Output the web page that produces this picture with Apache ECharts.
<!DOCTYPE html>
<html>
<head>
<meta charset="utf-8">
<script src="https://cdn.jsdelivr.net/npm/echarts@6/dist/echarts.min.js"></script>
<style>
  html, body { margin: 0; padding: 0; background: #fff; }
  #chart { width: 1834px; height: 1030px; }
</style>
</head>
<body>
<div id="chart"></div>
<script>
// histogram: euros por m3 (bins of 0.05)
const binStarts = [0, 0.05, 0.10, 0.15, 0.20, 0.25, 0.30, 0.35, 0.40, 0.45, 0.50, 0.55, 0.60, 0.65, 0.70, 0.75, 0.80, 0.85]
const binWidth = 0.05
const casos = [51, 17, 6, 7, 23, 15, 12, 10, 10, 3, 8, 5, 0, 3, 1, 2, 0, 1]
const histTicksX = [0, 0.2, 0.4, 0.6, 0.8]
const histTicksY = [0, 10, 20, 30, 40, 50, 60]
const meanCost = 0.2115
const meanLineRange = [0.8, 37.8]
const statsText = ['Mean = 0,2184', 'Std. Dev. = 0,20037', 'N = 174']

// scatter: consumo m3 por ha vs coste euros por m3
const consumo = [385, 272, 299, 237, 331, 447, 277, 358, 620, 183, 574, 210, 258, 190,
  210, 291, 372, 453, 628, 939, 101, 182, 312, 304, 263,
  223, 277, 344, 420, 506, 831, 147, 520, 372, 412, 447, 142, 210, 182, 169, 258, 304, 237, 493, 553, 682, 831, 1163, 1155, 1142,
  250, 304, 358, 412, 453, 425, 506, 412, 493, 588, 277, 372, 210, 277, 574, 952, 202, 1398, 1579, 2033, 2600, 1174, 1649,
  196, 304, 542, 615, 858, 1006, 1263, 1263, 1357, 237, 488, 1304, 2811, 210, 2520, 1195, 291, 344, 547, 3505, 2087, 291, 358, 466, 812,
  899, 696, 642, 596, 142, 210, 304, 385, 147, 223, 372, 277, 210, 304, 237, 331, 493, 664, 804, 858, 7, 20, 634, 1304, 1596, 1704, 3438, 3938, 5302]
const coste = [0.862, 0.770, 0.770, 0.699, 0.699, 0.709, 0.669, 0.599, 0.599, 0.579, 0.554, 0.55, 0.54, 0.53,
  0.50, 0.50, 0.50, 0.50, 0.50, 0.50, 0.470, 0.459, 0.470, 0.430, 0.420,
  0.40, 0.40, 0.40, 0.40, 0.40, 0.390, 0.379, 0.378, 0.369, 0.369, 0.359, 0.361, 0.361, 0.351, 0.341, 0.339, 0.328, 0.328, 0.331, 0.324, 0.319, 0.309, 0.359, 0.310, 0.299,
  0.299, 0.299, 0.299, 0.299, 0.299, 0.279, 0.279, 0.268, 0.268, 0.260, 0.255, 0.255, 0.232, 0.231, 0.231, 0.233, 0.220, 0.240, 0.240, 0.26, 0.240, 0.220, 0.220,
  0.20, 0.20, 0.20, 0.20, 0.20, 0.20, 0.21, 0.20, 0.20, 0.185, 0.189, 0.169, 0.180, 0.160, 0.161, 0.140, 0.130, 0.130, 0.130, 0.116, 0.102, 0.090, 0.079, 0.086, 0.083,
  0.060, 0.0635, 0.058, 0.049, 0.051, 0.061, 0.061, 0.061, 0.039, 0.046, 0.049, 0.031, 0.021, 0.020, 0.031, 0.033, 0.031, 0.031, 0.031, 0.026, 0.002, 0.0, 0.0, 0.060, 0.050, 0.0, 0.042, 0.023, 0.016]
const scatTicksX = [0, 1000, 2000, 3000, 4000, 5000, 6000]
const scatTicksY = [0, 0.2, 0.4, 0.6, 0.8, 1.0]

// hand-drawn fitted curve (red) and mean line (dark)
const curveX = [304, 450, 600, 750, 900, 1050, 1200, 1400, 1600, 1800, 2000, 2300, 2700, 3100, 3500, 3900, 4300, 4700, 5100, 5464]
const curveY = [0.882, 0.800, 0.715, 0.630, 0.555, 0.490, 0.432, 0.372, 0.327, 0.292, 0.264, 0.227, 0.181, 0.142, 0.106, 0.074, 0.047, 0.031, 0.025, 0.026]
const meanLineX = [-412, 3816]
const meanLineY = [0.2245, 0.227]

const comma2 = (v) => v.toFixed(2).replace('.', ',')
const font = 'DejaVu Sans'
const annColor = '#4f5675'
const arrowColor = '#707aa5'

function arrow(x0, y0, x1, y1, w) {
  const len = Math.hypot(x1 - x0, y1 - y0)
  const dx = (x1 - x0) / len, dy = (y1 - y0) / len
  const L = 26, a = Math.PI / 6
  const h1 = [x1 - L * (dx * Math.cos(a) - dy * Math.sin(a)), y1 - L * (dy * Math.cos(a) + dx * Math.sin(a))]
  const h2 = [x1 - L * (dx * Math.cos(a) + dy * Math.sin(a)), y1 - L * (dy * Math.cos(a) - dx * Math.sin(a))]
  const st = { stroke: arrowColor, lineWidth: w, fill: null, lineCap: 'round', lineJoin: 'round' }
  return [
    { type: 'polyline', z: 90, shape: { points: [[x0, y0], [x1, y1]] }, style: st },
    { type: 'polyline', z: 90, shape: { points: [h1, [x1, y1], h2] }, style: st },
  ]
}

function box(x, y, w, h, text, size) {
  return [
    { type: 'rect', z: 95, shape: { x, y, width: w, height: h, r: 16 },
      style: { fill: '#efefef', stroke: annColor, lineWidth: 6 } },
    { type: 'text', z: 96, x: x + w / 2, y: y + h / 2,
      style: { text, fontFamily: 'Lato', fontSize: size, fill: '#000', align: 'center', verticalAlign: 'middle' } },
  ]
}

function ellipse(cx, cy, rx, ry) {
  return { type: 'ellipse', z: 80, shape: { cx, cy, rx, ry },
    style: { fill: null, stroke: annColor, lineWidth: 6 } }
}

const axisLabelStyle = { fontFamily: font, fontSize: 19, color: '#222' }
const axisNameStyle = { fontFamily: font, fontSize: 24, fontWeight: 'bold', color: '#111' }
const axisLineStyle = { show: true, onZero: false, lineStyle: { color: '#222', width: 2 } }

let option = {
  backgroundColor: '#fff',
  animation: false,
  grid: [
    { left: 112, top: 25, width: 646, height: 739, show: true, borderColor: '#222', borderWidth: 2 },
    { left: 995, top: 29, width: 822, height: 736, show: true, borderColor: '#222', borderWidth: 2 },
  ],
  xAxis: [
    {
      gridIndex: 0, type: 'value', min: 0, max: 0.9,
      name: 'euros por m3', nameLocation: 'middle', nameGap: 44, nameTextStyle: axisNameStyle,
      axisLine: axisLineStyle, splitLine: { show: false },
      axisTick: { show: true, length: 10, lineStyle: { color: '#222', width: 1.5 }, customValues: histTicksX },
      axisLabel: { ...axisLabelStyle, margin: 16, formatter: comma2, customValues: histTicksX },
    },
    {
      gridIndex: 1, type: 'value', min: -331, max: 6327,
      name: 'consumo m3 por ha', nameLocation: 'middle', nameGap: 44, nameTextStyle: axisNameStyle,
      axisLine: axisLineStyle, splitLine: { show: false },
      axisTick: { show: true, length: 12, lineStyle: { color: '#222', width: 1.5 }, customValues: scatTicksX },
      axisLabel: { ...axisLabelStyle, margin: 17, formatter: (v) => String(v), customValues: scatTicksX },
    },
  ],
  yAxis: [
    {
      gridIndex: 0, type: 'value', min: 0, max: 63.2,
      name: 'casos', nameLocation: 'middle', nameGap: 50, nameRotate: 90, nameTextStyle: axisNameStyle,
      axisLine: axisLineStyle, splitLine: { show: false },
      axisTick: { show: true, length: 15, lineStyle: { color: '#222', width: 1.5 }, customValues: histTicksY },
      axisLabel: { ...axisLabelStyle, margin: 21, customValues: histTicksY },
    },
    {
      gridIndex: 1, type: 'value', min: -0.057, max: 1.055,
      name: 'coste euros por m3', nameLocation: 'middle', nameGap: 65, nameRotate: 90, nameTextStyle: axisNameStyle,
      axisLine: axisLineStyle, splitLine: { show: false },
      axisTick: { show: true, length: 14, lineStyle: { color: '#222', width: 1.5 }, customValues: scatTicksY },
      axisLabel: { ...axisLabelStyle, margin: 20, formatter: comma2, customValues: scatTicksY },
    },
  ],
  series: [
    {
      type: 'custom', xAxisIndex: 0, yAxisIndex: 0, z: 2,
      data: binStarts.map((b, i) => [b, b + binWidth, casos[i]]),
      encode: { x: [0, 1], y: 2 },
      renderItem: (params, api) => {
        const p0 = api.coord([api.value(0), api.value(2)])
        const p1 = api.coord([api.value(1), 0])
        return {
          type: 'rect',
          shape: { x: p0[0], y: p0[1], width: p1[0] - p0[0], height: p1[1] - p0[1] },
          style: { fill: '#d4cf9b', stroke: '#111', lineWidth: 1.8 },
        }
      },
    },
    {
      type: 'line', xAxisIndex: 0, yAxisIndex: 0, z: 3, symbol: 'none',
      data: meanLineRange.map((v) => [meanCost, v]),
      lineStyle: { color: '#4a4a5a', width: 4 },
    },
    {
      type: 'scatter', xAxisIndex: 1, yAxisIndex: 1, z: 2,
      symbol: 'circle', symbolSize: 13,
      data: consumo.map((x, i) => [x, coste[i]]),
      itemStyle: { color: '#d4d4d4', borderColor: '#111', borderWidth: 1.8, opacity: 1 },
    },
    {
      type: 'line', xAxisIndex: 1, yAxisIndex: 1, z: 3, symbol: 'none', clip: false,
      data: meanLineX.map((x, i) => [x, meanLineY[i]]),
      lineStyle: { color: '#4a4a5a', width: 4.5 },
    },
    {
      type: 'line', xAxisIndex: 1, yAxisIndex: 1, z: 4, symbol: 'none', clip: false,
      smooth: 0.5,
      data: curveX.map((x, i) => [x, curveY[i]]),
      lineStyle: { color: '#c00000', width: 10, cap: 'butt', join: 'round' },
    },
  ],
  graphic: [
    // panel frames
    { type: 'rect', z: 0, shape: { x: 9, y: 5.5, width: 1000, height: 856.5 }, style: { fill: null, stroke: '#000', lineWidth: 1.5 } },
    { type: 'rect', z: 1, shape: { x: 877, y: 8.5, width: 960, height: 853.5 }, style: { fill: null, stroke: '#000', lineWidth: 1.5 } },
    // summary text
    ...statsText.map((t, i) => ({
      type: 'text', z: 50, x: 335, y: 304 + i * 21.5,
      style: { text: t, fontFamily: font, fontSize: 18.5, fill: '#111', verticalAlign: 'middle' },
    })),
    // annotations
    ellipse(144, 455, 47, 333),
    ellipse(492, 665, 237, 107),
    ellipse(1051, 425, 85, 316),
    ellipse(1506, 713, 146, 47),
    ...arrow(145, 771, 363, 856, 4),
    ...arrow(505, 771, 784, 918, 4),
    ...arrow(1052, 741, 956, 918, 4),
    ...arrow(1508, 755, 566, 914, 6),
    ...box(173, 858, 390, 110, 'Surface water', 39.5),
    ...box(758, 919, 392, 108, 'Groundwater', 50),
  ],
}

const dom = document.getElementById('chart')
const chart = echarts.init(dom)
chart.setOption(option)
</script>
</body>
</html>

▶ [Your objective]:
Write out, unaltered, the lines from the opening of the listing through the line that includes "const statsText = ['Mean".

▶ [Task solution]:
Output the web page that produces this picture with Apache ECharts.
<!DOCTYPE html>
<html>
<head>
<meta charset="utf-8">
<script src="https://cdn.jsdelivr.net/npm/echarts@6/dist/echarts.min.js"></script>
<style>
  html, body { margin: 0; padding: 0; background: #fff; }
  #chart { width: 1834px; height: 1030px; }
</style>
</head>
<body>
<div id="chart"></div>
<script>
// histogram: euros por m3 (bins of 0.05)
const binStarts = [0, 0.05, 0.10, 0.15, 0.20, 0.25, 0.30, 0.35, 0.40, 0.45, 0.50, 0.55, 0.60, 0.65, 0.70, 0.75, 0.80, 0.85]
const binWidth = 0.05
const casos = [51, 17, 6, 7, 23, 15, 12, 10, 10, 3, 8, 5, 0, 3, 1, 2, 0, 1]
const histTicksX = [0, 0.2, 0.4, 0.6, 0.8]
const histTicksY = [0, 10, 20, 30, 40, 50, 60]
const meanCost = 0.2115
const meanLineRange = [0.8, 37.8]
const statsText = ['Mean = 0,2184', 'Std. Dev. = 0,20037', 'N = 174']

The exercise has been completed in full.